Pakistani Supreme Court rules that Prime Minister Yousuf Raza Gilani stands disqualified since April 26 for contempt of court
The Pakistani Supreme Court Tuesday ruled that Prime Minister Yousuf Raza Gilani stood disqualified since April 26 for contempt of court for refusing to write to the Swiss authorities to reopen corruption cases against President Asif Ali Zardari.
A three-member bench comprising Chief Justice Iftikhar Mohammad Chaudhry, Justice Jawwad S. Khawaja and Justice Khilji Arif Hussain heard a set of constitutional petitions challenging National Assembly Speaker Fehmida Mirza's ruling over Gilani's qualification as prime minister, Dawn News reported.

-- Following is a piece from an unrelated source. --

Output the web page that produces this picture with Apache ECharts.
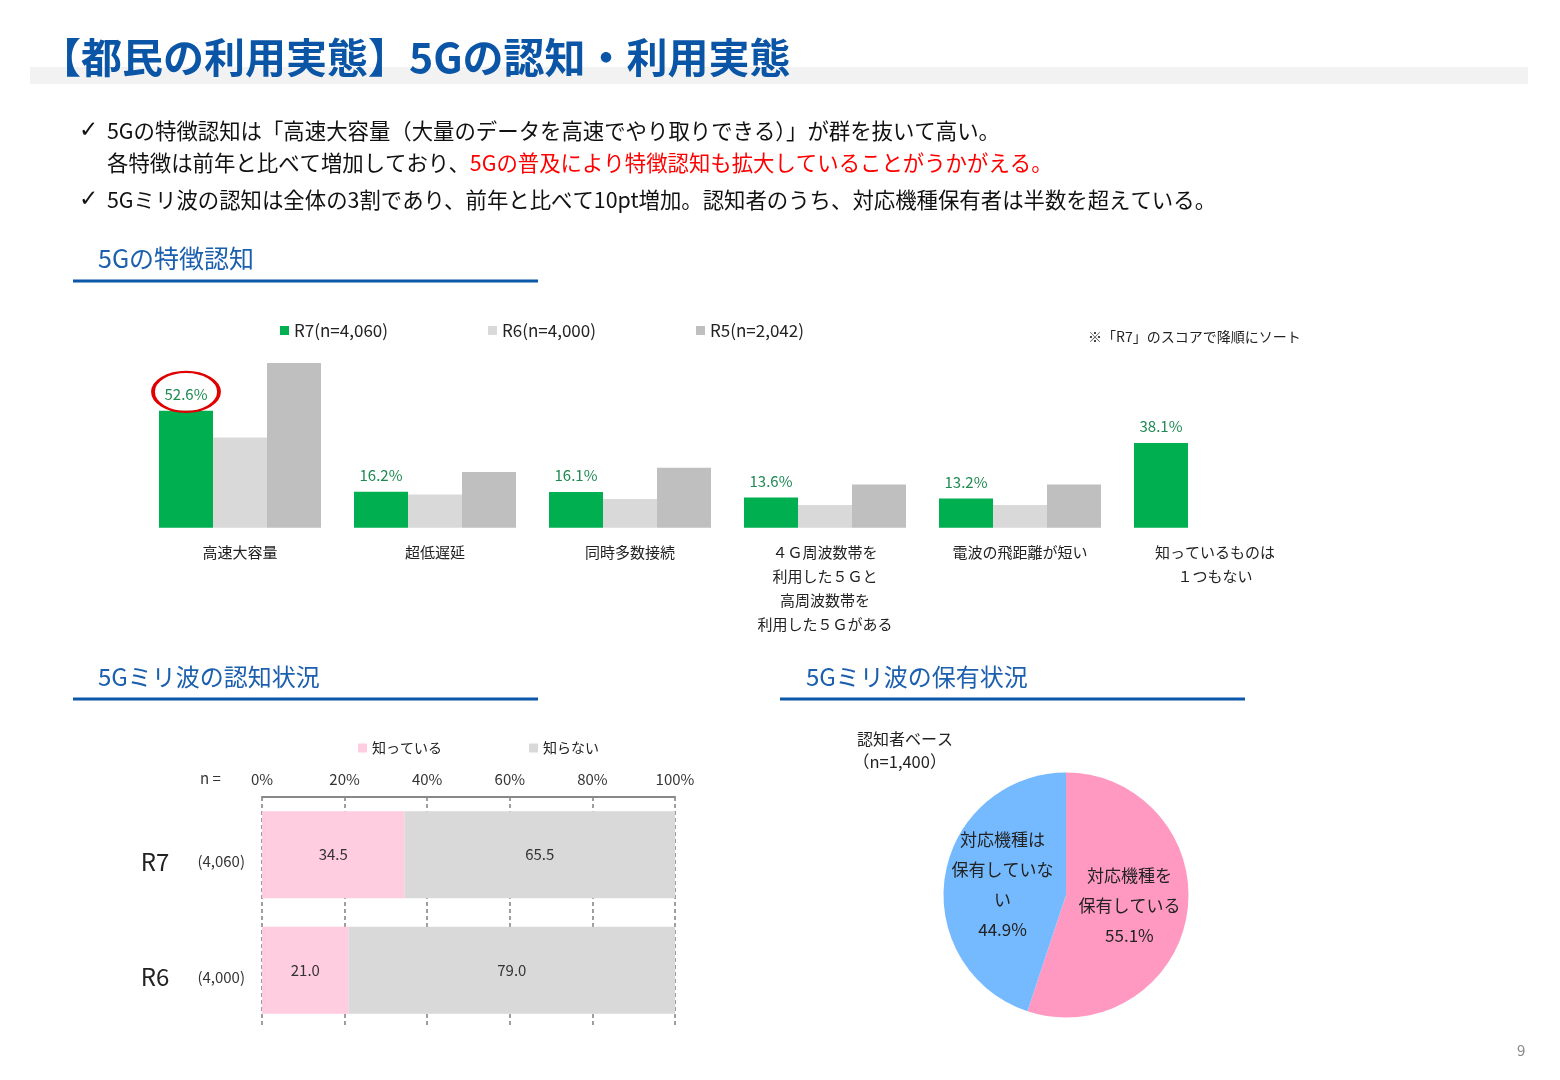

The petitions were filed by the Pakistan Muslim League-Nawaz (PML-N), the Pakistan Tehrik-i-Insaf (PTI) and advocate Azhar Chaudhry challenging the speaker's ruling over the qualification issue.
A seven-member bench convicted Gilani April 26 of the contempt of court.

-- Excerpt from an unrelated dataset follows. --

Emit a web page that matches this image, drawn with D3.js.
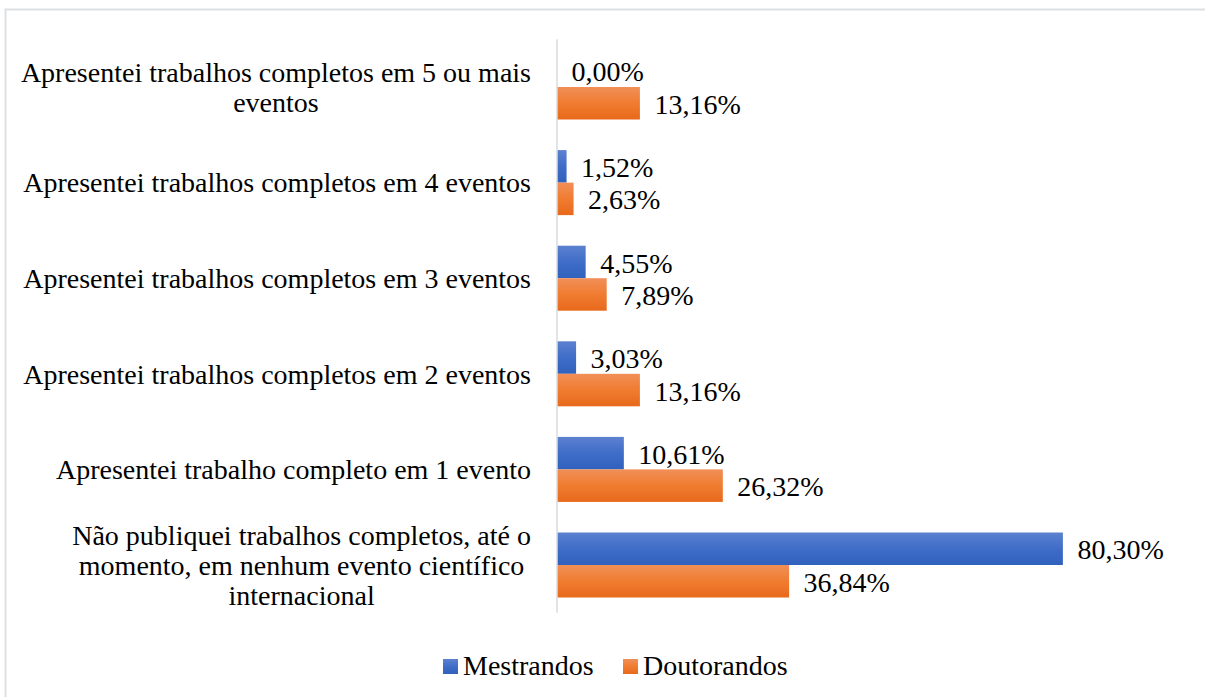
<!DOCTYPE html>
<html>
<head>
<meta charset="utf-8">
<script src="https://d3js.org/d3.v7.min.js"></script>
<style>
  body { margin: 0; background: #fff; }
</style>
</head>
<body>
<div id="chart"></div>
<script>
const width = 1205, height = 697;

// categories top -> bottom, "\n" marks a line break
const categories = [
    "Apresentei trabalhos completos em 5 ou mais\neventos",
    "Apresentei trabalhos completos em 4 eventos",
    "Apresentei trabalhos completos em 3 eventos",
    "Apresentei trabalhos completos em 2 eventos",
    "Apresentei trabalho completo em 1 evento",
    "Não publiquei trabalhos completos, até o\nmomento, em nenhum evento científico\ninternacional"
];
const seriesNames = ["Mestrandos", "Doutorandos"];
const mestrandos = [0.00, 1.52, 4.55, 3.03, 10.61, 80.30];
const doutorandos = [13.16, 2.63, 7.89, 13.16, 26.32, 36.84];
const valueFormat = v => v.toFixed(2).replace(".", ",") + "%";

const fontSize = 28;
const fontFamily = "'Liberation Serif'";

const svg = d3.select("#chart")
    .append("svg")
    .attr("width", width)
    .attr("height", height);

// gradients like the office bar fill
const defs = svg.append("defs");
const grads = [
    { id: "gradBlue", stops: ["#5c81d0", "#3f6dc8", "#2f61bd"] },
    { id: "gradOrange", stops: ["#f18f58", "#f07c30", "#e8691b"] }
];
grads.forEach(function (g) {
    const lg = defs.append("linearGradient")
        .attr("id", g.id)
        .attr("x1", 0).attr("y1", 0)
        .attr("x2", 0).attr("y2", 1);
    g.stops.forEach(function (c, i) {
        lg.append("stop")
            .attr("offset", (i * 50) + "%")
            .attr("stop-color", c);
    });
});
const fills = ["url(#gradBlue)", "url(#gradOrange)"];

// chart border
svg.append("rect")
    .attr("x", 5.5).attr("y", 9.5)
    .attr("width", 1220).attr("height", 720)
    .attr("fill", "none")
    .attr("stroke", "#dcdfe4")
    .attr("stroke-width", 2);

const x = d3.scaleLinear()
    .domain([0, 90])
    .range([557, 1124]);

const y = d3.scaleBand()
    .domain(categories)
    .range([39.2, 612.8])
    .paddingInner(0.32)
    .paddingOuter(0.16);

const ySub = d3.scaleBand()
    .domain(seriesNames)
    .range([0, y.bandwidth()]);

const rows = categories.map(function (c, i) {
    return { cat: c, values: [mestrandos[i], doutorandos[i]] };
});

// bars
const groups = svg.append("g")
    .selectAll("g")
    .data(rows)
    .enter().append("g")
    .attr("transform", d => "translate(0," + y(d.cat) + ")");

groups.selectAll("rect")
    .data(d => d.values.map((v, j) => ({ v: v, s: seriesNames[j], j: j })))
    .enter().append("rect")
    .attr("x", x(0))
    .attr("y", d => ySub(d.s))
    .attr("width", d => x(d.v) - x(0))
    .attr("height", ySub.bandwidth())
    .attr("fill", d => fills[d.j]);

groups.selectAll("text.val")
    .data(d => d.values.map((v, j) => ({ v: v, s: seriesNames[j] })))
    .enter().append("text")
    .attr("class", "val")
    .attr("x", d => x(d.v) + 14.5)
    .attr("y", d => ySub(d.s) + ySub.bandwidth() / 2)
    .attr("dy", "0.38em")
    .attr("font-family", fontFamily)
    .attr("font-size", fontSize)
    .attr("fill", "#000")
    .text(d => valueFormat(d.v));

// vertical axis line
svg.append("line")
    .attr("x1", x(0)).attr("x2", x(0))
    .attr("y1", y.range()[0]).attr("y2", y.range()[1])
    .attr("stroke", "#d9dce1")
    .attr("stroke-width", 1.5);

// category labels, block right aligned, lines centred
const lineHeight = 30;
categories.forEach(function (c) {
    const lines = c.split("\n");
    const t = svg.append("text")
        .attr("text-anchor", "middle")
        .attr("font-family", fontFamily)
        .attr("font-size", fontSize)
        .attr("fill", "#000");
    const cy = y(c) + y.bandwidth() / 2;
    const top = cy - (lines.length - 1) * lineHeight / 2;
    const spans = lines.map(function (l, i) {
        return t.append("tspan")
            .attr("y", top + i * lineHeight)
            .attr("dy", "0.35em")
            .text(l);
    });
    let maxW = 0;
    spans.forEach(function (s) {
        maxW = Math.max(maxW, s.node().getComputedTextLength());
    });
    spans.forEach(function (s) {
        s.attr("x", 531 - maxW / 2);
    });
});

// legend
const legend = svg.append("g");
const legendX = [443, 623];
seriesNames.forEach(function (s, i) {
    legend.append("rect")
        .attr("x", legendX[i]).attr("y", 659)
        .attr("width", 15).attr("height", 15)
        .attr("fill", fills[i]);
    legend.append("text")
        .attr("x", legendX[i] + 20)
        .attr("y", 675)
        .attr("font-family", fontFamily)
        .attr("font-size", fontSize)
        .attr("fill", "#000")
        .text(s);
});
</script>
</body>
</html>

The court, however, sentenced him only "until the rising of the court", or till the time the judges left the court chamber. That was only for about 30 seconds after the verdict was handed down.
During Tuesday's hearing, Attorney General Irfan Qadir said the prime minister was not answerable to the court over the dispensation of his professional duties.
A resolution had been moved by the government and was adopted by the National Assembly June 14.
"We respect the courts. However, state institutions should try to avoid a clash among themselves," the attorney general said.
The chief justice said the judiciary respected parliament and that there was no clash between the state institutions.
Khilji said the court's duty was to interpret the law and the constitution, and to stop all measures which violate these.
Attorney General Qadir said if the court issued an order against the speaker's ruling, parliament would declare it invalid.
Qadir said the verdict of the seven-judge bench in the contempt of court case against Gilani was "unconstitutional", and he feared that the court may issue "another ruling which could be against the law".
There was no law in the country which addresses the issue of the contempt of court, the attorney general said.
Khilji said the attorney general should provide evidence for his claim that the country had no law to address the contempt issue.
Qadir said the prime minister being summoned by the court was also against the law, and that the immunity which the office of the president enjoys could only be eliminated by parliament.
Gilani has refused to write to the Swiss authorities to reopen a corruption case against Zardari, arguing that the president enjoys immunity under the constitution.
Accused of graft, Zardari had been granted amnesty under the National Reconciliation Ordinance (NRO) in 2007 by then president Pervez Musharraf to facilitate his return and, primarily that of his wife, former prime minister Benazir Bhutto.
Zardari and Bhutto were suspected of using Swiss accounts to launder about $12 million in alleged bribes paid by companies seeking customs inspection contracts in the 1990s.
The NRO that granted immunity to politicians and bureaucrats in corruption cases was struck down by the Supreme Court as void in 2009.
The apex court warned the government of action if its ruling on the NRO was not implemented by Jan 10, 2012. It ordered Gilani to write a letter to the Swiss authorities to reopen cases against Zardari.
In January, the court issued Gilani a contempt notice for not acting against Zardari. Gilani belongs to the Pakistan Peoples Party headed by Zardari' son Bilawal Bhutto Zardari.